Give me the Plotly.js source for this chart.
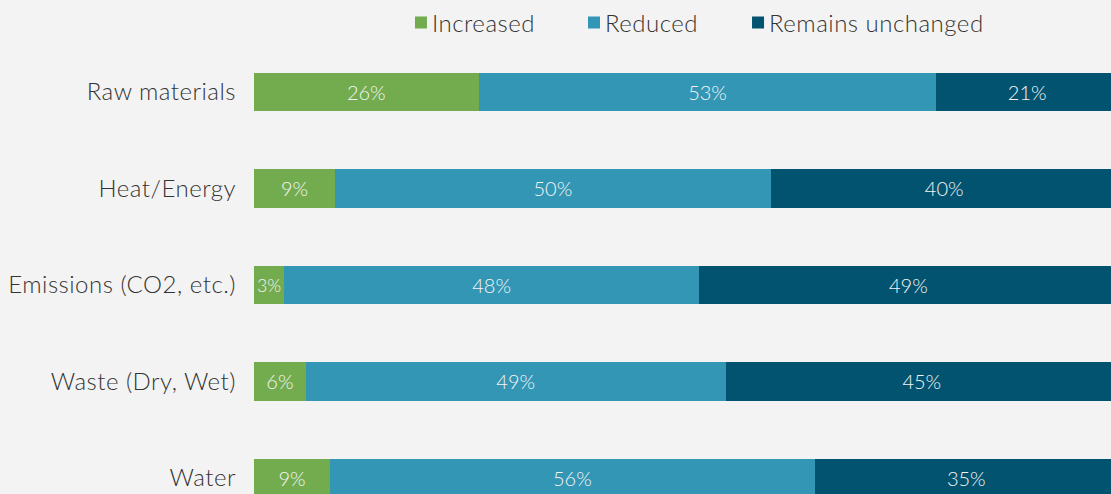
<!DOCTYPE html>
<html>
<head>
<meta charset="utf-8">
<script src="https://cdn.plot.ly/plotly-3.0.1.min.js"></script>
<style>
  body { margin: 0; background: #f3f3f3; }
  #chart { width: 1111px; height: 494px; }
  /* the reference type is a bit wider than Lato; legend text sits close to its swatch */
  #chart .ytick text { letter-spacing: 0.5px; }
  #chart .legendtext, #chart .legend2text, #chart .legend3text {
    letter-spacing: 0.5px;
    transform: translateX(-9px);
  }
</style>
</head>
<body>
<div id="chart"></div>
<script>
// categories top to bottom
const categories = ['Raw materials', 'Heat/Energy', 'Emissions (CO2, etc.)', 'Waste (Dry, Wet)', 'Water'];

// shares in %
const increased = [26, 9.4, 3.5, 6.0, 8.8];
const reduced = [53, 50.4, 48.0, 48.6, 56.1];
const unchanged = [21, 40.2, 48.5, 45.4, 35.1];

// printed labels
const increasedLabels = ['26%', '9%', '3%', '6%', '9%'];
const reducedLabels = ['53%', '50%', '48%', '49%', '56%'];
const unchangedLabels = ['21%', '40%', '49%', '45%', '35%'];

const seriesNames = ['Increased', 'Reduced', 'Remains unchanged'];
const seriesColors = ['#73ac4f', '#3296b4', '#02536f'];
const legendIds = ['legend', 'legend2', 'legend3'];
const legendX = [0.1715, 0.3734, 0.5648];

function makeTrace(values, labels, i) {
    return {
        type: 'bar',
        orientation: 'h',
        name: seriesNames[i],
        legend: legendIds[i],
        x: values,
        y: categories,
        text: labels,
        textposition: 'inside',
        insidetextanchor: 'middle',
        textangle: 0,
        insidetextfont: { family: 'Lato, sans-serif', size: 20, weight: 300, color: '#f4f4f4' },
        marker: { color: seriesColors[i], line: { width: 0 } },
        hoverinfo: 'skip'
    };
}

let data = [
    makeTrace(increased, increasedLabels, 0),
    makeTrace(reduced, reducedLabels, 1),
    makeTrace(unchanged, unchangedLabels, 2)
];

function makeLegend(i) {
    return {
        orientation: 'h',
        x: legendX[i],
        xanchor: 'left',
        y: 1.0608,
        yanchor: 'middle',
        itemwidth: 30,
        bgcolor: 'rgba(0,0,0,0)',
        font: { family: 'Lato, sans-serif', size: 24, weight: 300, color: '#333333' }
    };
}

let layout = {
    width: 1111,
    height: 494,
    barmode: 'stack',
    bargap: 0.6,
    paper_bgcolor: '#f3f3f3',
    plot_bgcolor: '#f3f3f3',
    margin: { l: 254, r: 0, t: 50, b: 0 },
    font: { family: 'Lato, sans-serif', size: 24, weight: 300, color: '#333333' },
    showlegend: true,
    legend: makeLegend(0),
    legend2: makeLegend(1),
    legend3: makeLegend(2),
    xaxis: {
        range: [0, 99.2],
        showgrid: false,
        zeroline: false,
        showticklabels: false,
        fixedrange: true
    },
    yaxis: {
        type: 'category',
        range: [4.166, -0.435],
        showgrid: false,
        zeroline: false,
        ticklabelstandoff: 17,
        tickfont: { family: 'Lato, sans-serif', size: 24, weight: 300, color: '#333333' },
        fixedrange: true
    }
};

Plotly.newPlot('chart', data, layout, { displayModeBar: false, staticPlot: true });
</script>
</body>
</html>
------------------------------------------------------------
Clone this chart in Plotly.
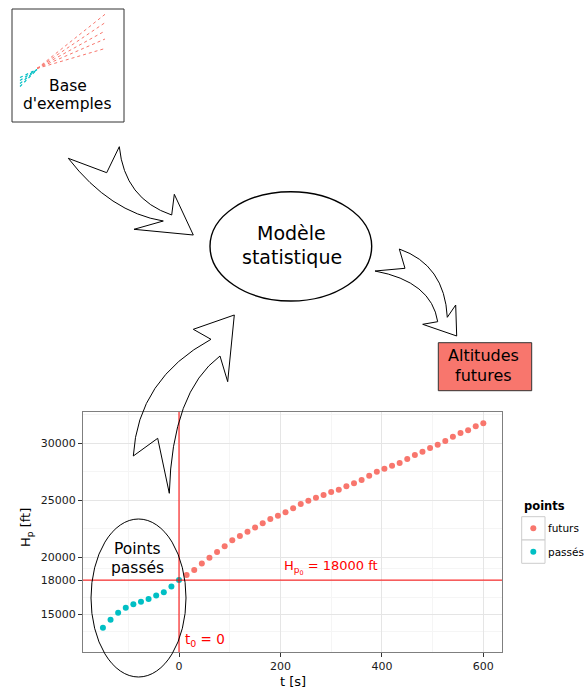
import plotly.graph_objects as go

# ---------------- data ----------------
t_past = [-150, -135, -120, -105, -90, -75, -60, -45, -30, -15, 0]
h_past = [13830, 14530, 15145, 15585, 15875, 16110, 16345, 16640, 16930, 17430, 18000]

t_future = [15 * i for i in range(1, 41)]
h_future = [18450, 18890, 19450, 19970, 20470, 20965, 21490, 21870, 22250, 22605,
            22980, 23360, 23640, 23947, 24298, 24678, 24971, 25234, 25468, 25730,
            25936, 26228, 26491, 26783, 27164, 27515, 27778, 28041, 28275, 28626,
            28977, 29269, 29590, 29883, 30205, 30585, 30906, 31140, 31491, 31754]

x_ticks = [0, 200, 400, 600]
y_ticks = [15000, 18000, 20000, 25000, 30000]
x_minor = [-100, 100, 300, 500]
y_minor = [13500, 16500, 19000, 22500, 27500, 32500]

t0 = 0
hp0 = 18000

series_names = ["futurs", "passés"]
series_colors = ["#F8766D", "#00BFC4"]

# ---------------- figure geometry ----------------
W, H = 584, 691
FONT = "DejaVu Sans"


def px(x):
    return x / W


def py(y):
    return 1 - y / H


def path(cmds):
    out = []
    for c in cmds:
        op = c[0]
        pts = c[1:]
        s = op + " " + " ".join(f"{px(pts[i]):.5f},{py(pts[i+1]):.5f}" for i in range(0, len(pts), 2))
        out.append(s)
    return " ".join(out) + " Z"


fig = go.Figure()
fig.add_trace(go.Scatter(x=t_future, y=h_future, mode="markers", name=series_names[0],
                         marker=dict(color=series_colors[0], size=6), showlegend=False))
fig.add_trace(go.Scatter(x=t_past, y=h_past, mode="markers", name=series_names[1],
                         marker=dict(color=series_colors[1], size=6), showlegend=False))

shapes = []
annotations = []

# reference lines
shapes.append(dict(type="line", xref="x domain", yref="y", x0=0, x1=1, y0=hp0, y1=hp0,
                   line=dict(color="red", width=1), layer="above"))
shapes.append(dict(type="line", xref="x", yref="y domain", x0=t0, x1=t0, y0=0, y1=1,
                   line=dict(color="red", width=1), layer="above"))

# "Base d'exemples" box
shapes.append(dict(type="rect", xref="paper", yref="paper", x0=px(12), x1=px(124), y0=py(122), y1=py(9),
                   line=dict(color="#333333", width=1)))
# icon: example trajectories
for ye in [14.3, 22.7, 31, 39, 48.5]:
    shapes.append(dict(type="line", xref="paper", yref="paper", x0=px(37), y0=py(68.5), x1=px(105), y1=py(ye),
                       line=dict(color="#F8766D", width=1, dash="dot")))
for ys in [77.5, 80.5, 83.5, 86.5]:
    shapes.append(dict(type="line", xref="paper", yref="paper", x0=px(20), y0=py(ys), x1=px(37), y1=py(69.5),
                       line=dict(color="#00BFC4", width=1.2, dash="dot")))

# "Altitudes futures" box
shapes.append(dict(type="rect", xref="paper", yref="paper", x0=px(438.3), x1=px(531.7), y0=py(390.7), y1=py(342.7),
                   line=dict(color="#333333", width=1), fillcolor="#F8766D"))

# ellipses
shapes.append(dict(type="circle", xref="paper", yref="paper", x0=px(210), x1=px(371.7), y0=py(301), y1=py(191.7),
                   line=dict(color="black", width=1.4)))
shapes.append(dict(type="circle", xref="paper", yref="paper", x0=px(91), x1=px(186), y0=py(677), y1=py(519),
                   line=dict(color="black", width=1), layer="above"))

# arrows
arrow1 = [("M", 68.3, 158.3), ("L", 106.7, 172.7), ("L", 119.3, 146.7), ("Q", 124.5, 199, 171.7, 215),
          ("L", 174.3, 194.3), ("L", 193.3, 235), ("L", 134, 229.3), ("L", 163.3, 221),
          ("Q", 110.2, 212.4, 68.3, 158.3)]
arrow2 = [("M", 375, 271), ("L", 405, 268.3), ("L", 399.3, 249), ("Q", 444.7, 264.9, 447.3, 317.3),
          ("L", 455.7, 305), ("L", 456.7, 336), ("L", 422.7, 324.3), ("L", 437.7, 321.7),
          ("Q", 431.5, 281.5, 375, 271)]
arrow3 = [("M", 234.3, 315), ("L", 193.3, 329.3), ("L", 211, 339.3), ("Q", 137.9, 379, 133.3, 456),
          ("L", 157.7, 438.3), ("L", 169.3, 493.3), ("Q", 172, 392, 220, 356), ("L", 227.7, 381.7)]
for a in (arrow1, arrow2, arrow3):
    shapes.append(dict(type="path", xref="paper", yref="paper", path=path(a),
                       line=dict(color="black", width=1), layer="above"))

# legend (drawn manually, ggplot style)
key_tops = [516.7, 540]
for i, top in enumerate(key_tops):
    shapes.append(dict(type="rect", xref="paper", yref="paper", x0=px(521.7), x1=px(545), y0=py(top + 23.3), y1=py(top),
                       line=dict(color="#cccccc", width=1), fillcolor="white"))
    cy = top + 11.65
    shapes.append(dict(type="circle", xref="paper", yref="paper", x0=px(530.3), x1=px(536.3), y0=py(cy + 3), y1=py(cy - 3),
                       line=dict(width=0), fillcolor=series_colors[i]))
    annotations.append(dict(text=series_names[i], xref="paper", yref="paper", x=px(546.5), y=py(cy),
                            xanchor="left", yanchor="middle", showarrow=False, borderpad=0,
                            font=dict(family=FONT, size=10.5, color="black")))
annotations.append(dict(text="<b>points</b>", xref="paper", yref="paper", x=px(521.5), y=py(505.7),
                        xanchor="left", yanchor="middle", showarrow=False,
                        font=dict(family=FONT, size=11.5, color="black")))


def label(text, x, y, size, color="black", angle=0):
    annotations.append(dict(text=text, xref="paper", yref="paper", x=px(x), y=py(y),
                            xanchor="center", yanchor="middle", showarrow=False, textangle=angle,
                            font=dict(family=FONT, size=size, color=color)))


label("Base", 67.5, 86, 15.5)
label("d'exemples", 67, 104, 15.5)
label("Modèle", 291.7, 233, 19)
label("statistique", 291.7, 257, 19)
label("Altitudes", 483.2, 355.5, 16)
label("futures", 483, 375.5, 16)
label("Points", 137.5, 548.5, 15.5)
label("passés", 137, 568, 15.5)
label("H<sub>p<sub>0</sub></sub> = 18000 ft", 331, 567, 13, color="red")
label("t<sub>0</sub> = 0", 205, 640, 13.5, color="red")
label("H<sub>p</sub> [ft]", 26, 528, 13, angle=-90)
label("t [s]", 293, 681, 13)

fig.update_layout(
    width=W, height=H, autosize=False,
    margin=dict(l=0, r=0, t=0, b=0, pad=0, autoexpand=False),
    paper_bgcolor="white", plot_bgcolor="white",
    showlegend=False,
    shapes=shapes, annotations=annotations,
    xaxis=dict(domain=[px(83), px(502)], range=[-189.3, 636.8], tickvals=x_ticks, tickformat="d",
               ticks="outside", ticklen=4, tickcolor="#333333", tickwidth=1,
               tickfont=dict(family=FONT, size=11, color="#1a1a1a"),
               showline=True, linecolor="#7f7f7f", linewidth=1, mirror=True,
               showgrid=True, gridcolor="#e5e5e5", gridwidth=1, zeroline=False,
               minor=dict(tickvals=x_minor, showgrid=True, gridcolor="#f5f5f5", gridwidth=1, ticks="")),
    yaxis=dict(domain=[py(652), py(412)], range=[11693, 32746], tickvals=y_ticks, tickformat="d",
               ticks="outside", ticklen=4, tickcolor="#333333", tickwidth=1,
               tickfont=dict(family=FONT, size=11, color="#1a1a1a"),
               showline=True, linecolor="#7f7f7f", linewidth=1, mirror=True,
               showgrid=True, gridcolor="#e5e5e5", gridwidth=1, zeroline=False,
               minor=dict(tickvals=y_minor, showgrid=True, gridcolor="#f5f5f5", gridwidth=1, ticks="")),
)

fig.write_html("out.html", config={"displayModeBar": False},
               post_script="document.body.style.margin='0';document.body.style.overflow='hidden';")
------------------------------------------------------------
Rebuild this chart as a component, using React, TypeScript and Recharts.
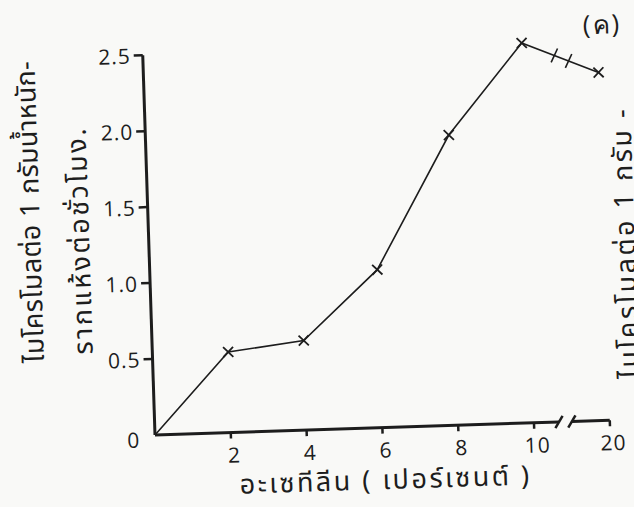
------------------------------------------------------------
Aim: Reproduce the lines above starting at the one with "Give me the Plotly.js source for this chart." and ending at the one with "const categories = ['Raw", both included, exactly and with no pictures.

Full answer:
Give me the Plotly.js source for this chart.
<!DOCTYPE html>
<html>
<head>
<meta charset="utf-8">
<script src="https://cdn.plot.ly/plotly-3.0.1.min.js"></script>
<style>
  body { margin: 0; background: #f3f3f3; }
  #chart { width: 1111px; height: 494px; }
  /* the reference type is a bit wider than Lato; legend text sits close to its swatch */
  #chart .ytick text { letter-spacing: 0.5px; }
  #chart .legendtext, #chart .legend2text, #chart .legend3text {
    letter-spacing: 0.5px;
    transform: translateX(-9px);
  }
</style>
</head>
<body>
<div id="chart"></div>
<script>
// categories top to bottom
const categories = ['Raw materials', 'Heat/Energy', 'Emissions (CO2, etc.)', 'Waste (Dry, Wet)', 'Water'];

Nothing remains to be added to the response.